Still, if you followed our advice you would have made a healthy profit on Ali for top female at 5-1, backed her each-way on the outright, and covered on Jess to finish 3rd in SPOTY at 11-4. We also advised keeping Joe green on the outright X Factor market.
Jess was scuppered by multi-voting Man Utd fans and Giggs backers on a night that set a dangerous precedent for the BBC trophy and showed how easy it is for the vote to be manipulated.
The Buble duet did for Stacey’s chance to make the final, in a move by Cowell to ensure he didn’t end up with a third consecutive female winner, while Ali was the victim of Len Goodman’s desperate plea to the British public to vote for Ricky.
So it’s all down to Chris Hollins now defeating Ricky Whittle in Saturday’s Strictly final. Regardless of Whittle’s ever shortening odds – and at time of writing he is as low as 4-6 – we remain confident Hollins will see him off in the final.
It’s on the public vote alone and given he and Ola will be performing their hugely entertaining Charleston as one of their dances, this will stand Chris in good stead:

We expect the judges to praise Whittle lavishly and quite possibly back this up by giving him maximum points for his Quickstep and cha cha cha. But we don’t think this will be enough, and Chris will still take a higher percentage of the vote.
Our thinking is based not only on what we have learnt during this series – with Chris never dropping into the dance off – but previous Strictly series too. Chris and Ola as a partnership possess that key intangible – chemistry – Chris is the journey contestant in the same sort of mould as Darren Gough – and he ticks all the right boxes for the BBC’s and Strictly’s middle England audience.
There’s little value on the total points markets and if you followed our previous advice to cover on Whittle when he drifted to 11-2 at the semi-final stage, you should be in position to still profit on the outright market if the unthinkable happens and Chris doesn’t win.

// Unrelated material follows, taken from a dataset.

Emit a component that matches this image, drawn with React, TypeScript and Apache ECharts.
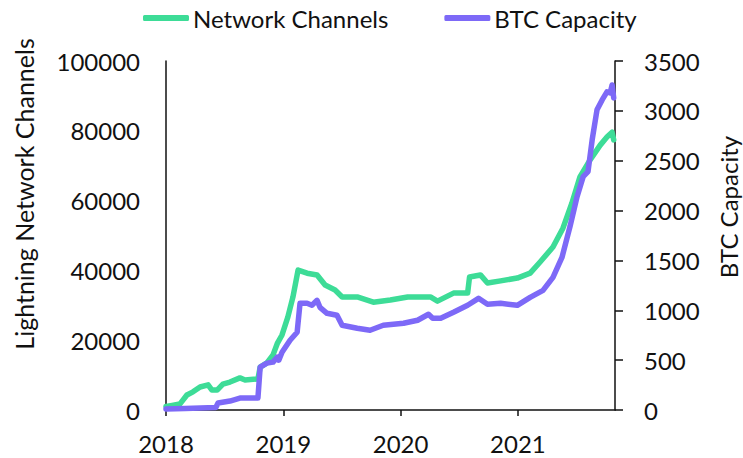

If Whittle’s odds go shorter during the in-running betting on Saturday night, and Hollins drifts to anything around the 7-4 mark or bigger, we suggest going in and backing Hollins again. Last year, in a similar sort of scenario, Tom Chambers drifted out to 2-1 and greater on the night. Our only proviso is if Whittle produces something out-of-this-world during his showdance, but even this may not be enough for him to outpoll Hollins.